Cuando van en contra de la promoción de los hombres creando estructuras de pecado e injustas que se encarnan en la sociedad y que acaban aceptándose sus valores como si fueran justos. Cambiamos lo dulce en amargo y nos acostumbramos a ello. En estos contextos es donde puede sonar la frase de ánimo: Lucha, iglesia, lucha.
Los Derechos Humanos están en línea con los valores bíblicos como la Parábola del Buen Samaritano, un extranjero que no hace distinción con los judíos a pesar de que judíos y samaritanos no se llevaban bien entre ellos. Todo esto se puede ver reafirmado en el Artículo 2 que nos dice:
“Además, no se hará distinción alguna fundada en la condición política, jurídica o internacional del país o territorio de cuya jurisdicción dependa una persona”. La defensa de los Derechos humanos de cada hombre nos compete sin distinción.
Cristianamente hablando se puede decir que mi prójimo no depende de su condición política o jurídica. Su grito traspasa todas estas circunstancias, traspasa fronteras y el concepto de projimidad no se termina en la persona que está próxima a mí. Hoy tenemos conocimiento del sufrimiento, discriminación, robo de derechos y de dignidad, tanto del prójimo que está cerca de mí, como aquel que está allende las fronteras. La lucha de la iglesia puede ser orientada usando la armadura de Dios.
La defensa de los Derechos Humanos no corresponde sólo a los Estados. Es más, es una forma de quitarse responsabilidades, mutilar el concepto de projimidad, y sentirnos falsamente descargados al sentir que la defensa de los derechos humanos de las personas le corresponde a los poderes políticos solamente. Si desde la iglesia se está actuando desde estas perspectivas de comodidad insolidaria, estamos faltando a nuestros deberes de projimidad y conculcando los valores del Reino. Nos convertimos en cobardes irresponsables o cómplices de la conculcación de los Derechos Humanos. Reducimos el cristianismo a mera liturgia vana. Hacemos del cristianismo algo vertical. Que trabajen otros por el prójimo. Nos despojamos de la armadura de Dios.
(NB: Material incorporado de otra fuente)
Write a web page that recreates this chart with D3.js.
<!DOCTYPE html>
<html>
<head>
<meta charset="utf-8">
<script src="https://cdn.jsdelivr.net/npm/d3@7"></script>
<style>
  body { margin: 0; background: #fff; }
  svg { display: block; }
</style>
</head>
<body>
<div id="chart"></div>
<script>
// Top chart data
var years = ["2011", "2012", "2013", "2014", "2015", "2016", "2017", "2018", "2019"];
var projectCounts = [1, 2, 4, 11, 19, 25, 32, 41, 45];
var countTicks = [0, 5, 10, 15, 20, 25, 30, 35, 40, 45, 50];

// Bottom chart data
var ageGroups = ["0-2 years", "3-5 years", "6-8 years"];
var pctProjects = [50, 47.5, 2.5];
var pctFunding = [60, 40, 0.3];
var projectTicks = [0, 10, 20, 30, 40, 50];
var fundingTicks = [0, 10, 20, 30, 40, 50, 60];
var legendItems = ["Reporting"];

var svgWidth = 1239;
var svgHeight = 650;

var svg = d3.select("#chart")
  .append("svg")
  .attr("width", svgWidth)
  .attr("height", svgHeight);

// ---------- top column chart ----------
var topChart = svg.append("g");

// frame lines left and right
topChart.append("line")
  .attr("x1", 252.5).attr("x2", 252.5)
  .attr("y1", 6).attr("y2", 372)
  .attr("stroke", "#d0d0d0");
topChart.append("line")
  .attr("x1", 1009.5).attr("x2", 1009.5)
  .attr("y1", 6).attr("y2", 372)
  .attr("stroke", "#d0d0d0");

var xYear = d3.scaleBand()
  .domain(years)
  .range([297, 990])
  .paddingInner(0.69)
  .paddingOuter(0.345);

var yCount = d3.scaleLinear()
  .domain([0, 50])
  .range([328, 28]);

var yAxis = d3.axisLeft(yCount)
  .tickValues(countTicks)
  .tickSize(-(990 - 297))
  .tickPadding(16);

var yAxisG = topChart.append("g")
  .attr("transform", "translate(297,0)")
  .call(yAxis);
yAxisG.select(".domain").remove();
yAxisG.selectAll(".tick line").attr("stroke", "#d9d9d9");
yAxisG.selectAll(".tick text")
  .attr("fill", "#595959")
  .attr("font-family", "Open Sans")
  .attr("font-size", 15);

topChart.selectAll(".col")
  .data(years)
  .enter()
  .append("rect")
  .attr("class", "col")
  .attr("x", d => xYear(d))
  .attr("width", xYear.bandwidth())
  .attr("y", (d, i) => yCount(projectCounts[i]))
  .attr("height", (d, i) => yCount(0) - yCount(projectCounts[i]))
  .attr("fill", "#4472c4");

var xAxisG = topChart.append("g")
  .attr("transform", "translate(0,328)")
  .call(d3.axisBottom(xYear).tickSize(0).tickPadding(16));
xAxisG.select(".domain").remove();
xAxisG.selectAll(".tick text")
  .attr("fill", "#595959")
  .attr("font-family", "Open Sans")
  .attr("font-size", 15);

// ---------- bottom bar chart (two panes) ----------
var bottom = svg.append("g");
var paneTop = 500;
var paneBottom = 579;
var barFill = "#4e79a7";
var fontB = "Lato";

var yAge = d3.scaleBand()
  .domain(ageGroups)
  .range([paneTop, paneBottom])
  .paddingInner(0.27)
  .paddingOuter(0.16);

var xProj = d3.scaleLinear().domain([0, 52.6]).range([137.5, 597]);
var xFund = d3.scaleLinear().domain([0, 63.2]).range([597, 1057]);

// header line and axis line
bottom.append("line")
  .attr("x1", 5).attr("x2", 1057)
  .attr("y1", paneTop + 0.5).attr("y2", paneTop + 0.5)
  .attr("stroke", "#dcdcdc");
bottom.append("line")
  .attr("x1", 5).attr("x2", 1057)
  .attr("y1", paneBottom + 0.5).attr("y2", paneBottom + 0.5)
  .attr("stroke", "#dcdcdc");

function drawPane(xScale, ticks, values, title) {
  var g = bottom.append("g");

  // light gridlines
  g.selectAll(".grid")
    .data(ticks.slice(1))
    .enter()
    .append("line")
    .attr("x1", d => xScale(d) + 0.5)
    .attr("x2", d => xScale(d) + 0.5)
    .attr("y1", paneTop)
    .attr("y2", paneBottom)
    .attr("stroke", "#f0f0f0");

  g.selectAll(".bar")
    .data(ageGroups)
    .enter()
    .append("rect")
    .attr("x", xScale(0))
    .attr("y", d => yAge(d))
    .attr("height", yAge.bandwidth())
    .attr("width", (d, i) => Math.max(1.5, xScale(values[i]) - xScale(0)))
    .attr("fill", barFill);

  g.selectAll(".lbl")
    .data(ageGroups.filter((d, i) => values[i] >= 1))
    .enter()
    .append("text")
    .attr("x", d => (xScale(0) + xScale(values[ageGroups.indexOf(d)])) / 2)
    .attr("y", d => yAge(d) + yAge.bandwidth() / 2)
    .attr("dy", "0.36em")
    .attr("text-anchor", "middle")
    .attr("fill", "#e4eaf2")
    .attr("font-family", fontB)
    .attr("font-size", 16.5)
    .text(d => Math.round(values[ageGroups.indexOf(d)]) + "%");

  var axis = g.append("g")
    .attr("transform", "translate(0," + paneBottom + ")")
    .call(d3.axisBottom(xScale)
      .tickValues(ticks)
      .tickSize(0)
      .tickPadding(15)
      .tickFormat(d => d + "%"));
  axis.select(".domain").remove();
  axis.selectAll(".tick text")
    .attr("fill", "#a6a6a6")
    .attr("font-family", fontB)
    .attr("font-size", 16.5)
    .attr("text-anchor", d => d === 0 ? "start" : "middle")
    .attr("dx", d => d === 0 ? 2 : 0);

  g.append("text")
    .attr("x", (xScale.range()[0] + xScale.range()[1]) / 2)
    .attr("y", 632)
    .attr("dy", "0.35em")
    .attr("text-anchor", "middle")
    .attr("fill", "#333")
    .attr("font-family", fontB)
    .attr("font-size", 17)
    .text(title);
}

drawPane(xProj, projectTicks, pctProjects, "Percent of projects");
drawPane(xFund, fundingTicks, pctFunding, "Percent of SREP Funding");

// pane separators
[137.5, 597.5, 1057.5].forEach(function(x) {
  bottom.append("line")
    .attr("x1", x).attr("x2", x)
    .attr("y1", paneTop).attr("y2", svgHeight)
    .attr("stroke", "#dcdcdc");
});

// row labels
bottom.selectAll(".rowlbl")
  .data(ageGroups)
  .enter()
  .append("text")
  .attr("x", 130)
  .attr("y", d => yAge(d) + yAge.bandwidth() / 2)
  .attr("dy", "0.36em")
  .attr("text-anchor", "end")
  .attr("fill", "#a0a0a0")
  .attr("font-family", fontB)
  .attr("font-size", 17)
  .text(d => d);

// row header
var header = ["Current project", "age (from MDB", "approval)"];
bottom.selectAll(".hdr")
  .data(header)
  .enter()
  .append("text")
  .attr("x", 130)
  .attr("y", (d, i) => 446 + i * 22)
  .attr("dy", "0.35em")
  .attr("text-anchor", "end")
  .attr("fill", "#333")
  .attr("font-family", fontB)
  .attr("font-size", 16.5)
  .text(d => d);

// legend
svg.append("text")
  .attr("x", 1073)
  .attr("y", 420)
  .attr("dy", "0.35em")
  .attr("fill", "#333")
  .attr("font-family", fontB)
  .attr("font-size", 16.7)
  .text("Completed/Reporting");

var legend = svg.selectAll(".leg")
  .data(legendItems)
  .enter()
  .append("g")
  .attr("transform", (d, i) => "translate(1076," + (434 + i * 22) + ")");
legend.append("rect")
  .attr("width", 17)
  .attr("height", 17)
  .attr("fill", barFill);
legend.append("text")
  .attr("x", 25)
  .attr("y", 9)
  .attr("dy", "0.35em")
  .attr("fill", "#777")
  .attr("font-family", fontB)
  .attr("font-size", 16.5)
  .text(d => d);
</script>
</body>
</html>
Por eso el cristianismo debe ser un ámbito natural de la defensa de los Derechos Humanos que, si pueden ser superados por algo, es por el propio compromiso bíblico con el hombre. El hombre es el mayor y más importante lugar sagrado para Dios mismo. Más que el templo, más que el ritual. Eso nos da ánimos para la batalla.
Los Derechos Humanos, ni son dados por las autoridades políticas, ni pueden ser quitados por ellas. De ahí que se puedan llamar inalienables e irrenunciables… porque el hombre lleva impreso en su ser la propia imagen divina. Es por eso que, al ser el ser humano un tema central del cristianismo y el lugar teológico por excelencia.
La realidad es que al igual que existen los Derechos Humanos y las organizaciones o personas que los promueven, entre los que tienen que estar la Iglesia y los cristianos, también existen otros grupos de presión o sujetos responsables de la violación de estos derechos. Así es el mundo. El trigo junto con la cizaña. La iglesia debe ser responsable y activa en estas áreas que son de su competencia, porque competen al hombre, son derechos humanos, no inhumanos. Todo lo humano compete al cristianismo.
Contra estos grupos de presión responsables de la violación y conculcación de los Derechos Humanos es hacia donde se debe orientar la denuncia profética de las iglesias, denuncia que, a veces, se olvida, desoyendo la llamada al seguimiento de Jesús, que entronca con esta línea profética siendo el último de los profetas, denunciador de las estructuras que violaban los más elementales derechos de las personas y dignificador de los débiles y marginados. Los profetas eran auténticos luchadores armados con todos los detalles de la armadura de Dios.
Para Jesús no existía condición política de las personas, jurídica o internacional. Muchas veces los extranjeros son los escogidos por el Señor como modelos de buen prójimo que cura, ayuda, libera, sana al que ha sido despojado de sus derechos. No importa la condición política o el territorio de cuya jurisdicción dependa una persona.
La iglesia debe estar preocupada y ser promotora no solamente de los llamados derechos civiles como un compromiso ético frente al poder estatal que englobaría incluso el derecho a la libertad religiosa, sino que, además, debe ser luchadora dentro de la misión diacónica de la iglesia, por los derechos económicos, sociales y culturales de las personas. Luchadora por los Derechos Humanos, por los derechos de los hombres en general. Lucha, iglesia, lucha.
Es más, la iglesia debe ser promotora y concienciadora de los derechos humanos en torno a los colectivos de inmigrantes y refugiados, de los pobres, de los presos y de los proscritos en general. Es parte de su misión. De lo contrario se quedará paralizada en la vivencia de una espiritualidad mística que poco o nada tiene que ver con el cristianismo. Esperemos que no sea así.
Que la lucha nunca se abandone. Así, pues, nuestro lema hoy es: lucha, iglesia, lucha.